# To do
Pictures stay out of the copy; set down each line of the listing below exactly.

··· Data provided ···

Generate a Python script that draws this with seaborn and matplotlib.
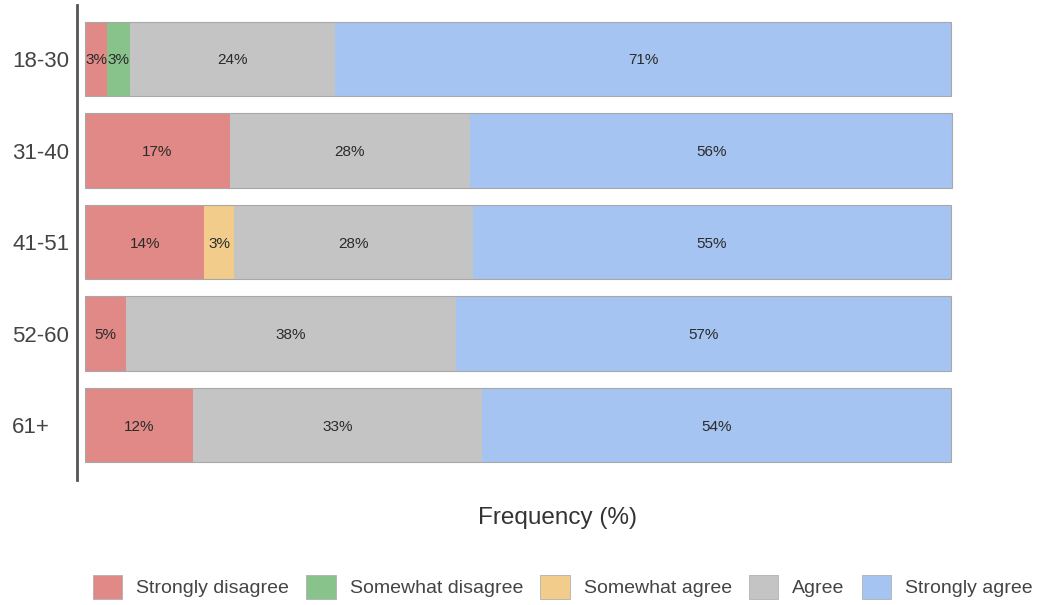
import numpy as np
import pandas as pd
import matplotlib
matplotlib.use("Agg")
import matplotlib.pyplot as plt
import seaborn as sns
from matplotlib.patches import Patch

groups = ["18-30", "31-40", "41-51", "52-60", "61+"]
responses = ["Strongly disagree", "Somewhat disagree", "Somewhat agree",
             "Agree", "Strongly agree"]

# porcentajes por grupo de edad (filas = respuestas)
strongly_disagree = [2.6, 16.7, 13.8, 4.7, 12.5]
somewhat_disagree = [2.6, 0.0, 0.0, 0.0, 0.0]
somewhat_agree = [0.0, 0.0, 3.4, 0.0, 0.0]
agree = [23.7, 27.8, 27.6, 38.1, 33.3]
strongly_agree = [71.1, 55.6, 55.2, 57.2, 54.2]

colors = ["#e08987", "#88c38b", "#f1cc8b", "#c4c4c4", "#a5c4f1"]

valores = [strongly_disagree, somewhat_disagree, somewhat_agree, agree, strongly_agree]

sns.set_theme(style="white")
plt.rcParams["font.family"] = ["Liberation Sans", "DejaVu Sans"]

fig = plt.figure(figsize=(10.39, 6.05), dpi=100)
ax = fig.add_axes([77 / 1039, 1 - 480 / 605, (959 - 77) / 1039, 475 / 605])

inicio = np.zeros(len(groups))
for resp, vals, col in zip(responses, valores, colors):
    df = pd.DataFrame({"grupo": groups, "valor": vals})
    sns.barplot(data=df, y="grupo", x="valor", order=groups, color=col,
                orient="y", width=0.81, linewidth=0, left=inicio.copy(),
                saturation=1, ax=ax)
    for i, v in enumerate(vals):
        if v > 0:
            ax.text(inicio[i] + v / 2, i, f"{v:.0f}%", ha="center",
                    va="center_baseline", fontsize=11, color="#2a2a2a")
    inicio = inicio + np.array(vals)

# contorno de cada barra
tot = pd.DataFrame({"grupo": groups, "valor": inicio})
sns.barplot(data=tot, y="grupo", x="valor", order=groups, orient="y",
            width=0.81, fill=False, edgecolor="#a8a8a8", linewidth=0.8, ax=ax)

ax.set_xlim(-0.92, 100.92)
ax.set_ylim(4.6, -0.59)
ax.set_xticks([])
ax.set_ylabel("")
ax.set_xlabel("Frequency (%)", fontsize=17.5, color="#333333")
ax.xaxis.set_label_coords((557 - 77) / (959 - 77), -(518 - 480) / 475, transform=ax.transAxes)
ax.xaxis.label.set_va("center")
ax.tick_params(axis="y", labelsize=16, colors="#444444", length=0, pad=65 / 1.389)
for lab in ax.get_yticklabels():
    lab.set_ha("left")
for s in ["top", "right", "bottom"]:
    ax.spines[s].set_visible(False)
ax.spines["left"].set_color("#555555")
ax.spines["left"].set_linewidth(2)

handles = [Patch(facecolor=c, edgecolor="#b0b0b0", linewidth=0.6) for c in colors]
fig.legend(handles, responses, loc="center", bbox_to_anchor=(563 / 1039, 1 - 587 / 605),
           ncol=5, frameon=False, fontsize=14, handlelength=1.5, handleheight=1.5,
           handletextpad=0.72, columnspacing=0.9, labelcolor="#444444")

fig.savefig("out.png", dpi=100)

···

# Response to the exercise
Generate a Python script that draws this with seaborn and matplotlib.
import numpy as np
import pandas as pd
import matplotlib
matplotlib.use("Agg")
import matplotlib.pyplot as plt
import seaborn as sns
from matplotlib.patches import Patch

groups = ["18-30", "31-40", "41-51", "52-60", "61+"]
responses = ["Strongly disagree", "Somewhat disagree", "Somewhat agree",
             "Agree", "Strongly agree"]

# porcentajes por grupo de edad (filas = respuestas)
strongly_disagree = [2.6, 16.7, 13.8, 4.7, 12.5]
somewhat_disagree = [2.6, 0.0, 0.0, 0.0, 0.0]
somewhat_agree = [0.0, 0.0, 3.4, 0.0, 0.0]
agree = [23.7, 27.8, 27.6, 38.1, 33.3]
strongly_agree = [71.1, 55.6, 55.2, 57.2, 54.2]

colors = ["#e08987", "#88c38b", "#f1cc8b", "#c4c4c4", "#a5c4f1"]

valores = [strongly_disagree, somewhat_disagree, somewhat_agree, agree, strongly_agree]

sns.set_theme(style="white")
plt.rcParams["font.family"] = ["Liberation Sans", "DejaVu Sans"]

fig = plt.figure(figsize=(10.39, 6.05), dpi=100)
ax = fig.add_axes([77 / 1039, 1 - 480 / 605, (959 - 77) / 1039, 475 / 605])

inicio = np.zeros(len(groups))
for resp, vals, col in zip(responses, valores, colors):
    df = pd.DataFrame({"grupo": groups, "valor": vals})
    sns.barplot(data=df, y="grupo", x="valor", order=groups, color=col,
                orient="y", width=0.81, linewidth=0, left=inicio.copy(),
                saturation=1, ax=ax)
    for i, v in enumerate(vals):
        if v > 0:
            ax.text(inicio[i] + v / 2, i, f"{v:.0f}%", ha="center",
                    va="center_baseline", fontsize=11, color="#2a2a2a")
    inicio = inicio + np.array(vals)

# contorno de cada barra
tot = pd.DataFrame({"grupo": groups, "valor": inicio})
sns.barplot(data=tot, y="grupo", x="valor", order=groups, orient="y",
            width=0.81, fill=False, edgecolor="#a8a8a8", linewidth=0.8, ax=ax)

ax.set_xlim(-0.92, 100.92)
ax.set_ylim(4.6, -0.59)
ax.set_xticks([])
ax.set_ylabel("")
ax.set_xlabel("Frequency (%)", fontsize=17.5, color="#333333")
ax.xaxis.set_label_coords((557 - 77) / (959 - 77), -(518 - 480) / 475, transform=ax.transAxes)
ax.xaxis.label.set_va("center")
ax.tick_params(axis="y", labelsize=16, colors="#444444", length=0, pad=65 / 1.389)
for lab in ax.get_yticklabels():
    lab.set_ha("left")
for s in ["top", "right", "bottom"]:
    ax.spines[s].set_visible(False)
ax.spines["left"].set_color("#555555")
ax.spines["left"].set_linewidth(2)

handles = [Patch(facecolor=c, edgecolor="#b0b0b0", linewidth=0.6) for c in colors]
fig.legend(handles, responses, loc="center", bbox_to_anchor=(563 / 1039, 1 - 587 / 605),
           ncol=5, frameon=False, fontsize=14, handlelength=1.5, handleheight=1.5,
           handletextpad=0.72, columnspacing=0.9, labelcolor="#444444")

fig.savefig("out.png", dpi=100)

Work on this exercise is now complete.